15 thoughts on “It’s nearly the perfect tax!”

  1. Bloke in the Fourth Reich

    If you stay in a hotel in BiG City, you will be asked if your stay is for business or pleasure reasons. If you answer the latter, you are invited to pay more for your room to cover a “tourist tax”.

  2. Here in clogland any overnight stay at a commercial facility will incur a tourist tax per day, levied by the municipality. The rationale being you’re using facilities maintained by the municipality ( sanitation, roads, stuff like that..) , so you pony up.
    It’s a nice little earner for the Tourist Spots, and to be fair those are usually small municipalities that get swamped with people in Season, so doing it this way actually makes sense.
    And the actual amount is generally an afterthought compared to what staying there costs, and is clearly announced, so meh..

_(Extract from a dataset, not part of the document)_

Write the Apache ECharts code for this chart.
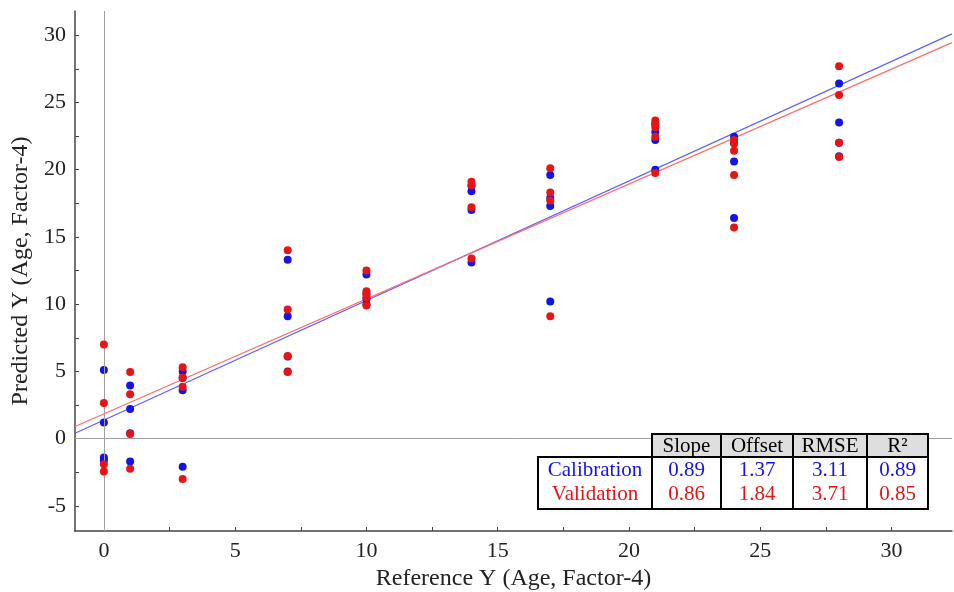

    When it comes to Wales… It all depends on hoew they’re going to implement it. If it makes sense, like over here, it shouldn’t have any impact at all.
    But the odds on that are….?

  3. Would it be naiive of me to point out that hotels, restaurants etc set their rates to include the costs of Council tax and any other business taxes they are liable for? I thought so.

  4. Could also increase the tax at high season when capacity and the National Parks are full.
    It’s an incentive to the Welsh Government to liberalise planning. And to make sure the places are welcoming to tourists.
    If you search for places with the highest tourism taxes they are rather nice. Correlation is not causation but the incentives by the local or regional government are right imv.

  5. Will the money go to the locals or to the Welsh government. This will make a big difference to whether it will work or not.

  6. I expect the monies will go to central (Welsh) government. Just as with the Super Casinos thing, local councils allow casino development, all the lovely moola raised goes to HM Treasury.

  7. Bloke in North Dorset

    We’re currently in the Black Forest and paying 10 to 15 Euro per night for a motorhome pitch which includes chemical toilet and grey waste disposal. In some cases it also includes electricity.

    Of the that charge 2.5 Euro is a tourist tax, which I consider a bargain as there’s always bins in (well kept) parking areas and wander wegs are well signposted and maintained and lots of stops with seating and huts. There’s also plenty of information boards around.

  8. ” goods are quoted inclusive of VAT”

    Us sceptics are considered backwards because we don’t hide our sales tax by the enlightened of Europe.

    Apparently the convenience of not having to calculate it in your head trumps knowing what the mafia’s bite is.

  9. “Bloke in North Dorset
    September 21, 2022 at 12:01 pm”

    I don’t know how they do it over there but here pretty much every place (including government run ones) charges an entry fee to cover that.

    Any ‘tax’ would not be going to the concession operator to cover operating costs.

    Same in cities for hotel taxes – it’s just ‘free’ money that cities can extort from non-voters.

  10. Bloke in North Dorset

    It would be impossible to charge an entry fee. It’s just a load of very nice areas around big towns and countless villages . Think about trying to charge access to the desert in Texas.

  11. BiND,
    That’s how Death Valley National Park operates. The entrances are too remote and numerous to charge a fee on entrance. So the payment of park fees and camping fees is much on the honor system. Besides if you want to camp it is completely free on BLM (that’s Bureau of Land Management for the too au courant) land. You are allowed to camp there for thirty days before you have to move.